**** Listing ****

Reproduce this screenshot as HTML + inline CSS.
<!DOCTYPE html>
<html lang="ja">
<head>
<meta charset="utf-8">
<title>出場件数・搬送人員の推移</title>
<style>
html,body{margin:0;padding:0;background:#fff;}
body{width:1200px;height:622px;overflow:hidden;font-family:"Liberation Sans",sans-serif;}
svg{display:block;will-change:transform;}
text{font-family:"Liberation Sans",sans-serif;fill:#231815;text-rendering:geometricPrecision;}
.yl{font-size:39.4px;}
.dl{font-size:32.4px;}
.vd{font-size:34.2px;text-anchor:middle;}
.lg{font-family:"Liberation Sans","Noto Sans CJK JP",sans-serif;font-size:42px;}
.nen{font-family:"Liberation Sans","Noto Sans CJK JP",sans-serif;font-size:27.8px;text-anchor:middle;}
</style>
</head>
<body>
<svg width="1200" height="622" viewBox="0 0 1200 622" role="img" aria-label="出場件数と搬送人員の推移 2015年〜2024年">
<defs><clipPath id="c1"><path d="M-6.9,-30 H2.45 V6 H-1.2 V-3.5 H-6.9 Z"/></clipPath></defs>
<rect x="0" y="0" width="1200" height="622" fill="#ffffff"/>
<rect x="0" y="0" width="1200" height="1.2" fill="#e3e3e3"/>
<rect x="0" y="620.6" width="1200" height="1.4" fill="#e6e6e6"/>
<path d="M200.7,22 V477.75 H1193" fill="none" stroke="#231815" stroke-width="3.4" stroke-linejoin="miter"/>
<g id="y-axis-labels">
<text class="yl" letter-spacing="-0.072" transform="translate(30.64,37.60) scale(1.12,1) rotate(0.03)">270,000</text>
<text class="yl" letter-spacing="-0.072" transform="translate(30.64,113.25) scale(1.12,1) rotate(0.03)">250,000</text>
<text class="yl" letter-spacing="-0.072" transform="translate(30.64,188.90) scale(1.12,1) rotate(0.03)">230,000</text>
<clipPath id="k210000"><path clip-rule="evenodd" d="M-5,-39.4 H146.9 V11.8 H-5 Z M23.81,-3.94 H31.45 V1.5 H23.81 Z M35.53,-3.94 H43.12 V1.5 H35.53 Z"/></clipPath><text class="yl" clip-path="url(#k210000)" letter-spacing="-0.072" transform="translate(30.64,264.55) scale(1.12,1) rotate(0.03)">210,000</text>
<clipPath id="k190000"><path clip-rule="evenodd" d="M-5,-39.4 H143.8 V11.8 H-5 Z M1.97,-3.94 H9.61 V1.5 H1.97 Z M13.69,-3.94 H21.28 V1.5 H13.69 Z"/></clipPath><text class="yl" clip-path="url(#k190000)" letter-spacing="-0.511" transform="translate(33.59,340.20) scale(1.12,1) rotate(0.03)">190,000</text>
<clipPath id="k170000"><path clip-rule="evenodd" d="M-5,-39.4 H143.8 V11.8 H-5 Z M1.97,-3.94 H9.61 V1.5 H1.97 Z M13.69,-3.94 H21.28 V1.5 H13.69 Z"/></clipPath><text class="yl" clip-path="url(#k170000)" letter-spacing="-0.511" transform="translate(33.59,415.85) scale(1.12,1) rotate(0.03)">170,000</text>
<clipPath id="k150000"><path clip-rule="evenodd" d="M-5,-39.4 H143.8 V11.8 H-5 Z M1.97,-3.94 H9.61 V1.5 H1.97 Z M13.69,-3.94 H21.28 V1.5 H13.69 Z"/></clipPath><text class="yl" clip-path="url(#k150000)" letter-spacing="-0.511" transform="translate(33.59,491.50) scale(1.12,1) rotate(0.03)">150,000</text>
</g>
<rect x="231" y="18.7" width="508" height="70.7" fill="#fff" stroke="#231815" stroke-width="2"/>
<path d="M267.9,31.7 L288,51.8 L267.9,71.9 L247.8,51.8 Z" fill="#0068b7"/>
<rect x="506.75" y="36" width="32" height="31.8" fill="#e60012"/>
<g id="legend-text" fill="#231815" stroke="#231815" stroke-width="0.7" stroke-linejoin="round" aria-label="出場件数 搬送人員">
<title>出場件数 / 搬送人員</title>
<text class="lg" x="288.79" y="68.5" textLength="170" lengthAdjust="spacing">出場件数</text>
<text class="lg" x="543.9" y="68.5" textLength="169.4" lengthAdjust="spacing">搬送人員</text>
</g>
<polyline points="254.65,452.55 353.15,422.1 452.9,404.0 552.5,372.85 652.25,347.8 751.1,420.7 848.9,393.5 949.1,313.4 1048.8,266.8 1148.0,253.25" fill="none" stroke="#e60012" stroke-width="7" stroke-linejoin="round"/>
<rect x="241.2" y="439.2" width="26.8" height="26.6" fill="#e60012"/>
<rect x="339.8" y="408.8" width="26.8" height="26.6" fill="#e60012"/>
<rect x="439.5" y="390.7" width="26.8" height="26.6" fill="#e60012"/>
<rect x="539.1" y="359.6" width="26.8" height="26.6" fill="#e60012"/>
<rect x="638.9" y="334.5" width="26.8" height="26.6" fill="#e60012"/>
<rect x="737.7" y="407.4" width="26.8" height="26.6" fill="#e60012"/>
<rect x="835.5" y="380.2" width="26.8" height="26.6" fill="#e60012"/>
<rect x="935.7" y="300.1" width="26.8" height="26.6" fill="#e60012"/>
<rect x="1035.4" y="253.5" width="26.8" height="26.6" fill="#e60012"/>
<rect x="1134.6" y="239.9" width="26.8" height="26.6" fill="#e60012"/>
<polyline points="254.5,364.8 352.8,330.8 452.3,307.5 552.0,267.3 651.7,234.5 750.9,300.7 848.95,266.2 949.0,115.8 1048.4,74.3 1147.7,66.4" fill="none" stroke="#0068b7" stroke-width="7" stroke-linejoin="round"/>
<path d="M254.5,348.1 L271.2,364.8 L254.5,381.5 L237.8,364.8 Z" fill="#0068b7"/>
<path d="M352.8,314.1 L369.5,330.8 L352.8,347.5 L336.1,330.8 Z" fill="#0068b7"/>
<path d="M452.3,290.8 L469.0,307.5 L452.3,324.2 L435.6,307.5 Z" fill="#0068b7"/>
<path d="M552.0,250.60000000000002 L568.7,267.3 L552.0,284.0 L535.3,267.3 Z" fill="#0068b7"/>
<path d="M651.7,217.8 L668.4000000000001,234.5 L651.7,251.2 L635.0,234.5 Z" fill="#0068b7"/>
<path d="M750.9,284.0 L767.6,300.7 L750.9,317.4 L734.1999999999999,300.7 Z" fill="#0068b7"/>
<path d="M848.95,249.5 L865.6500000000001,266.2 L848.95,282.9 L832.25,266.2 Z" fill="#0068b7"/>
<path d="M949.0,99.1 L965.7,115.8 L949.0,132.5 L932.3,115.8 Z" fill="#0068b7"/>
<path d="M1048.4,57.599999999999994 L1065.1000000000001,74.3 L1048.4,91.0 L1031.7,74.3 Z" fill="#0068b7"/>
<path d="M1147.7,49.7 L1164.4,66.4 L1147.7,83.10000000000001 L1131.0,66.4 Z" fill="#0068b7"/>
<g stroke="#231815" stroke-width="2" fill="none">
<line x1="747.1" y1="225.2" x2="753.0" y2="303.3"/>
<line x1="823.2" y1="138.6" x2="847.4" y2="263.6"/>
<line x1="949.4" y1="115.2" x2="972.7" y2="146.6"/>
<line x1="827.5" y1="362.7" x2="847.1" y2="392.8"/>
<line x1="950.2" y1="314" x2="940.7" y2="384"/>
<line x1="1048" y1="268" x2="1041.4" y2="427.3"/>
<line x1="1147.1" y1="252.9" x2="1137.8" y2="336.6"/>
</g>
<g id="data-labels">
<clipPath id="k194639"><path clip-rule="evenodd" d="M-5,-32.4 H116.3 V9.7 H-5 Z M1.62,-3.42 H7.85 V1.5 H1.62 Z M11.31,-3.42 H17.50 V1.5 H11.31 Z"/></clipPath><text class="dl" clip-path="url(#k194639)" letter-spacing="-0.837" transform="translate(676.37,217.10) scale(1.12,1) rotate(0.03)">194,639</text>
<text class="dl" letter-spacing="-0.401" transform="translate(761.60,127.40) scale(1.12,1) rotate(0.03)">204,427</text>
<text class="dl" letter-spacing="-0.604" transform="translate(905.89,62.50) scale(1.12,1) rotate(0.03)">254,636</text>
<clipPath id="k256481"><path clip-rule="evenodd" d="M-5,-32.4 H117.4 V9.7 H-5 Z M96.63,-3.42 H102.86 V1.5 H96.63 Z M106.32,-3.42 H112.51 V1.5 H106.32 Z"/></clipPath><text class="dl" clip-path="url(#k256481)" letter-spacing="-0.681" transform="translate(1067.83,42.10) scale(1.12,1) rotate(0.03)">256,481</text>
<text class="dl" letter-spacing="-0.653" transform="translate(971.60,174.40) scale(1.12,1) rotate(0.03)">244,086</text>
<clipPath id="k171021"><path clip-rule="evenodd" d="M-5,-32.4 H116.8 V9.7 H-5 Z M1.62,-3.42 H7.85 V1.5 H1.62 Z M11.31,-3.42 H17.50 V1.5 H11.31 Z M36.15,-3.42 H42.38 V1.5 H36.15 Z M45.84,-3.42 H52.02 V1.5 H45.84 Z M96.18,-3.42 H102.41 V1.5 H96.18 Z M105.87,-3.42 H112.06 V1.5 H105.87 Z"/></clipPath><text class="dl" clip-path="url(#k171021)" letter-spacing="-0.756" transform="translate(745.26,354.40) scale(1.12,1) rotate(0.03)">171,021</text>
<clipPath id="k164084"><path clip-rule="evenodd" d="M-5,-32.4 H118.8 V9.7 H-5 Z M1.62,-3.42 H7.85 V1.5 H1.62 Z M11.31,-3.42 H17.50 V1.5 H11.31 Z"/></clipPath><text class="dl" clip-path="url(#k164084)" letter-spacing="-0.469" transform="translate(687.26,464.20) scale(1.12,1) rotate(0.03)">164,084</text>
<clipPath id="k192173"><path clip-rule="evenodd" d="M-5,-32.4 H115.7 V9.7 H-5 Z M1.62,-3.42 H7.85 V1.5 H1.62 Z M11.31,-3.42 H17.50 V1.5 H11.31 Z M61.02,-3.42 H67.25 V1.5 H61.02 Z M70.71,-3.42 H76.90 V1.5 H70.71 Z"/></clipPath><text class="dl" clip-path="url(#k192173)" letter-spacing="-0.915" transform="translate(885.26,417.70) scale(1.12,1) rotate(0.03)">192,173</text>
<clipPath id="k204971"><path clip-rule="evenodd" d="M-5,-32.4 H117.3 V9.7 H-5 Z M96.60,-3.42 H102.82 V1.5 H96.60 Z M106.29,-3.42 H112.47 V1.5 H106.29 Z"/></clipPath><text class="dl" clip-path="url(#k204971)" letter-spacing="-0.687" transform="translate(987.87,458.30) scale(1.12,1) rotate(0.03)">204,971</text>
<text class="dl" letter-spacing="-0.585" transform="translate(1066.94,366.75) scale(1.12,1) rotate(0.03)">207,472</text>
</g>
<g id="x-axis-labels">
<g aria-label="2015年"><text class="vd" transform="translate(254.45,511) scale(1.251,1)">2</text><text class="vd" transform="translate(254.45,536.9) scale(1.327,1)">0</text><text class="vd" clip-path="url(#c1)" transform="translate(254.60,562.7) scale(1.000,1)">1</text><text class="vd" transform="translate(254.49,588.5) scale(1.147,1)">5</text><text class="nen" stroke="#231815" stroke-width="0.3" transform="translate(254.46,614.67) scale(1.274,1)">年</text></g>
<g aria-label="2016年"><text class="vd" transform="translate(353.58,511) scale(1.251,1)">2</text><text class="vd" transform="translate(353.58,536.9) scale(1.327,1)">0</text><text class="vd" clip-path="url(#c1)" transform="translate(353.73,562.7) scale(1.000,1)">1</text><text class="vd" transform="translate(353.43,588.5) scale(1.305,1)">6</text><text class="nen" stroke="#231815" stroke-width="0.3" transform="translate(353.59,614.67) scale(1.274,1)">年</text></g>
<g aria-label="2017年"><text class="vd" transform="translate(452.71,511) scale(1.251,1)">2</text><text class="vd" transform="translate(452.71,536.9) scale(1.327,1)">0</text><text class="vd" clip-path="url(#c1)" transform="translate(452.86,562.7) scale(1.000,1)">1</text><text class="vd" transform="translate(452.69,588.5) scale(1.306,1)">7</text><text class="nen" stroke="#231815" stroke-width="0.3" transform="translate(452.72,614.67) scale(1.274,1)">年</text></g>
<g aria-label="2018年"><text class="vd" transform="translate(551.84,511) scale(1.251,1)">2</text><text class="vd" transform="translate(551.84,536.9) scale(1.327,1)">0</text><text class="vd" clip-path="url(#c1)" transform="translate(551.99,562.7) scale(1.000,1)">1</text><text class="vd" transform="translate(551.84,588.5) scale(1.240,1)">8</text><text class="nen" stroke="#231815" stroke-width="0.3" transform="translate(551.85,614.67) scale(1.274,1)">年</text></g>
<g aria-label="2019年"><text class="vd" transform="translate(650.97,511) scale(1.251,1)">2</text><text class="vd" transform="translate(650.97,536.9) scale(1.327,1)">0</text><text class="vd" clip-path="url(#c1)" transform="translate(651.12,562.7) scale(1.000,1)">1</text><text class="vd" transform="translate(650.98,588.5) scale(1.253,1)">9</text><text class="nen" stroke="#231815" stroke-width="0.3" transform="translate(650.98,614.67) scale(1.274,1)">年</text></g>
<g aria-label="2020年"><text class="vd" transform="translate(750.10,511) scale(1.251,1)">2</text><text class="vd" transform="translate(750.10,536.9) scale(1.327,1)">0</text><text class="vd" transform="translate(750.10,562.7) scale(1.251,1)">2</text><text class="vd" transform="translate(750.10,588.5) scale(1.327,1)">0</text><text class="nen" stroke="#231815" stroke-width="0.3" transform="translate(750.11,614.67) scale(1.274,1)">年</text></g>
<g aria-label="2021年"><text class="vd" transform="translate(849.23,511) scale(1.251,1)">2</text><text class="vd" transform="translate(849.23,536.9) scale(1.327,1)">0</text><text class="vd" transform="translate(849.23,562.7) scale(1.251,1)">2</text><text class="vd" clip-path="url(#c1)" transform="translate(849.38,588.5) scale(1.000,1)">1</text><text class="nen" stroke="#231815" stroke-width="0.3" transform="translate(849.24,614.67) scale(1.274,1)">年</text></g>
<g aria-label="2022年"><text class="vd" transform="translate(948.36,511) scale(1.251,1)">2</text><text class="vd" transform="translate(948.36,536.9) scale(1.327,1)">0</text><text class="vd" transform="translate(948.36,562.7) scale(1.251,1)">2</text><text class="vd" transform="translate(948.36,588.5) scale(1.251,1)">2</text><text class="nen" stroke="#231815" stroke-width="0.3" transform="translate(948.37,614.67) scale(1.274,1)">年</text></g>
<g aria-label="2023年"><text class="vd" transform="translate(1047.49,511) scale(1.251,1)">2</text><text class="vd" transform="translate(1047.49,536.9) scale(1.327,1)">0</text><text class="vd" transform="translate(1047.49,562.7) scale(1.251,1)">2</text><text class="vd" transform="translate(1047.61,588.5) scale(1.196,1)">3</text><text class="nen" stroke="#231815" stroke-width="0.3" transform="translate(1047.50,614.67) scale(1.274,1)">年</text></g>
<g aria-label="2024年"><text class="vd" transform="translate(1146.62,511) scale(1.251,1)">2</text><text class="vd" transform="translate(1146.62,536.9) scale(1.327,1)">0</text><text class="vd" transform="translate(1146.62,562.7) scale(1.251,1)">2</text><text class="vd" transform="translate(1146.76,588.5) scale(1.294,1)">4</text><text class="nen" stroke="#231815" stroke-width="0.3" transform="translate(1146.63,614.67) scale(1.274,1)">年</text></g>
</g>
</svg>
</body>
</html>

****
**** Listing ****

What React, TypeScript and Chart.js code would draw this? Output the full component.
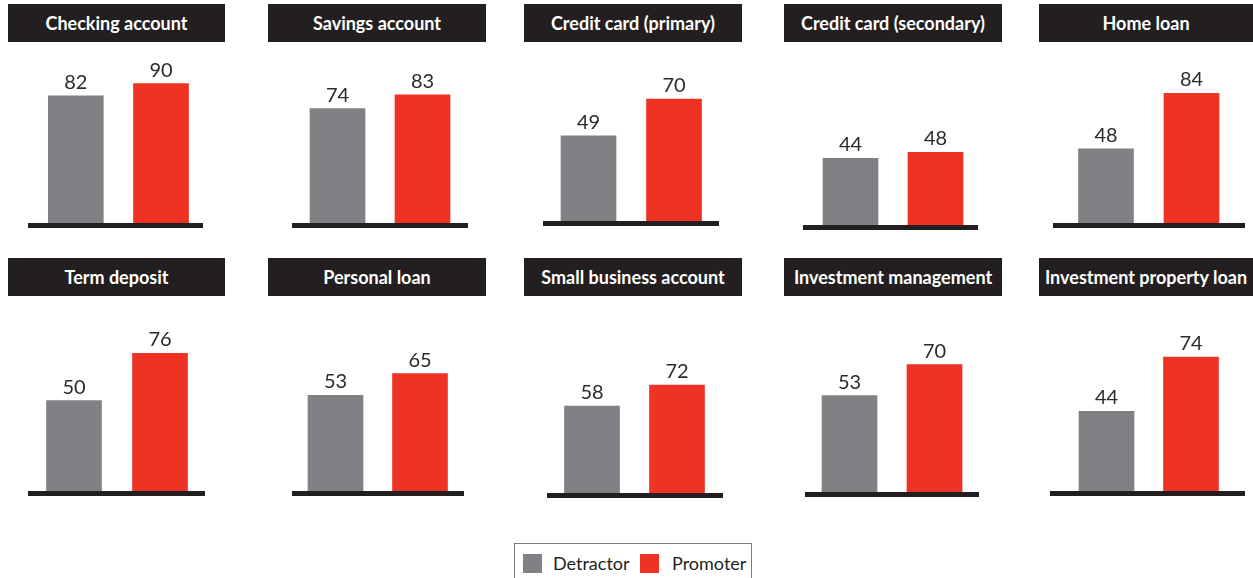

****
**** Listing ****

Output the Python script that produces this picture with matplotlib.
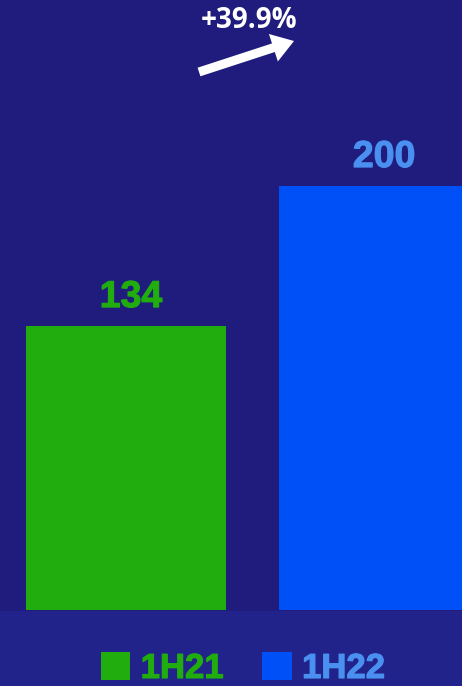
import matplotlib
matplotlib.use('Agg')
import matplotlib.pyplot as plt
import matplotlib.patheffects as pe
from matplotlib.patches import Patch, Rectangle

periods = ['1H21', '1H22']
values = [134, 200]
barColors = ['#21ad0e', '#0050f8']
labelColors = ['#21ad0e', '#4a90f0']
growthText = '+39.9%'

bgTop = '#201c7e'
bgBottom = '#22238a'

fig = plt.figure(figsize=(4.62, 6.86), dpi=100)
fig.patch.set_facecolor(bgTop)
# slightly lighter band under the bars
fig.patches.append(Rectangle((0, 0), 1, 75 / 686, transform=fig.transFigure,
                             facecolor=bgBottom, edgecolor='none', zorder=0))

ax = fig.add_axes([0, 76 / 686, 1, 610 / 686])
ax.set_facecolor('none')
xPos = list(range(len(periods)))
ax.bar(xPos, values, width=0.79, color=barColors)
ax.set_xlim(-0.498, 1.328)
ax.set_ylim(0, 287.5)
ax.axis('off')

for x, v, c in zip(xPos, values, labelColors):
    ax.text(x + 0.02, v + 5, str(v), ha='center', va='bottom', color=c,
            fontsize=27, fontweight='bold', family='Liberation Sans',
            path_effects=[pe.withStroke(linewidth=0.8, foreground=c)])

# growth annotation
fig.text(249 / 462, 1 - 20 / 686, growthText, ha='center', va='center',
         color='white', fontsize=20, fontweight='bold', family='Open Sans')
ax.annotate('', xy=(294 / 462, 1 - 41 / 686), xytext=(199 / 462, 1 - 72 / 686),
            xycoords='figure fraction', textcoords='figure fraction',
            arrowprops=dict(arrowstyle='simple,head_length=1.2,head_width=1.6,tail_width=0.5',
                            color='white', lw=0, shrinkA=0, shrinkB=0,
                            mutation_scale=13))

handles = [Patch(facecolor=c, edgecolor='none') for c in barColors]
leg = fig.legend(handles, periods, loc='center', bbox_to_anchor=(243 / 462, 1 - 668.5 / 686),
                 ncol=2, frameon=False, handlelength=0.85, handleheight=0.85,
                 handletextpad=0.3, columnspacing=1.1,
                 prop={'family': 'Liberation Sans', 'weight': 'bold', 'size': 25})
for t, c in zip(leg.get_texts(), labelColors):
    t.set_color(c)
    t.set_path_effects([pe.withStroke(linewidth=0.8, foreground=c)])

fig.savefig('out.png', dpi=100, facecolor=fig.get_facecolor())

****

* _What this task involves_
Copy only what runs above from the line containing "Output the Python" through the line containing "path_effects=[pe.withStroke(linewidth=0.8, foreground=c)])", exactly. Leave out the pictures.

* _Task result_
Output the Python script that produces this picture with matplotlib.
import matplotlib
matplotlib.use('Agg')
import matplotlib.pyplot as plt
import matplotlib.patheffects as pe
from matplotlib.patches import Patch, Rectangle

periods = ['1H21', '1H22']
values = [134, 200]
barColors = ['#21ad0e', '#0050f8']
labelColors = ['#21ad0e', '#4a90f0']
growthText = '+39.9%'

bgTop = '#201c7e'
bgBottom = '#22238a'

fig = plt.figure(figsize=(4.62, 6.86), dpi=100)
fig.patch.set_facecolor(bgTop)
# slightly lighter band under the bars
fig.patches.append(Rectangle((0, 0), 1, 75 / 686, transform=fig.transFigure,
                             facecolor=bgBottom, edgecolor='none', zorder=0))

ax = fig.add_axes([0, 76 / 686, 1, 610 / 686])
ax.set_facecolor('none')
xPos = list(range(len(periods)))
ax.bar(xPos, values, width=0.79, color=barColors)
ax.set_xlim(-0.498, 1.328)
ax.set_ylim(0, 287.5)
ax.axis('off')

for x, v, c in zip(xPos, values, labelColors):
    ax.text(x + 0.02, v + 5, str(v), ha='center', va='bottom', color=c,
            fontsize=27, fontweight='bold', family='Liberation Sans',
            path_effects=[pe.withStroke(linewidth=0.8, foreground=c)])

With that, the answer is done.